You may have seen the irregular tangled webs commonly known as cobwebs in ignored corners of a house, much less visited lofts and basements. These webs become more visible by gathering dust. These webs are formed by the air-breathing arthropods called spiders. Not all spiders build webs. There are many different species of spiders which spin different kinds of webs. While the common house spiders weave cobwebs, some species spin silken webs too.
Spider silk is in fact the strongest fiber known even while compared with steel of same diameter. The giant webs of South Pacific spider are strong enough to be used as fishing nets. Spider’s silk is made up of amino acids like glycine and alanine. Though silkworms produce silk, a spider’s spinning capabilities are no match to them. They secrete silk proteins dissolved in water based solution with the help of special silk glands. There could be multiple silk glands that secrete different silk varieties in different amounts. The solution is injected via long ducts connecting to the spider’s spinning organ called spinneret. The protein molecules are pulled out of the ducts by what are called spigots on the spinneret. While in contact with air, the molecules stretch out and link together to form long strands.

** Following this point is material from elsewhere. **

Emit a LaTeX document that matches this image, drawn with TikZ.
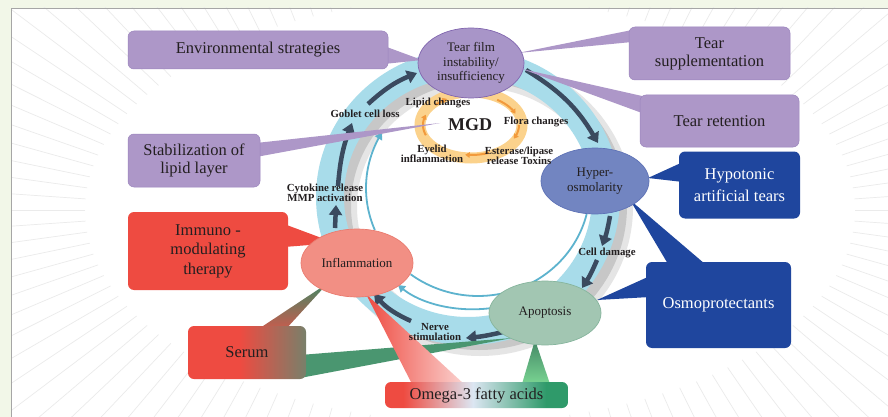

These strands are wound by spinnerets to form tough silk.
In spite of the fact that the spiders silk is unbelievably strong, humans have not yet found a way to tap the fiber. The most common use of silk is like that of a rope to a climber. On any danger encountered on the way, the spider takes the safe path back to origin. The web also helps in gathering food for spiders by wrapping up any insect that approaches the web though not all spiders catch their prey spinning a web.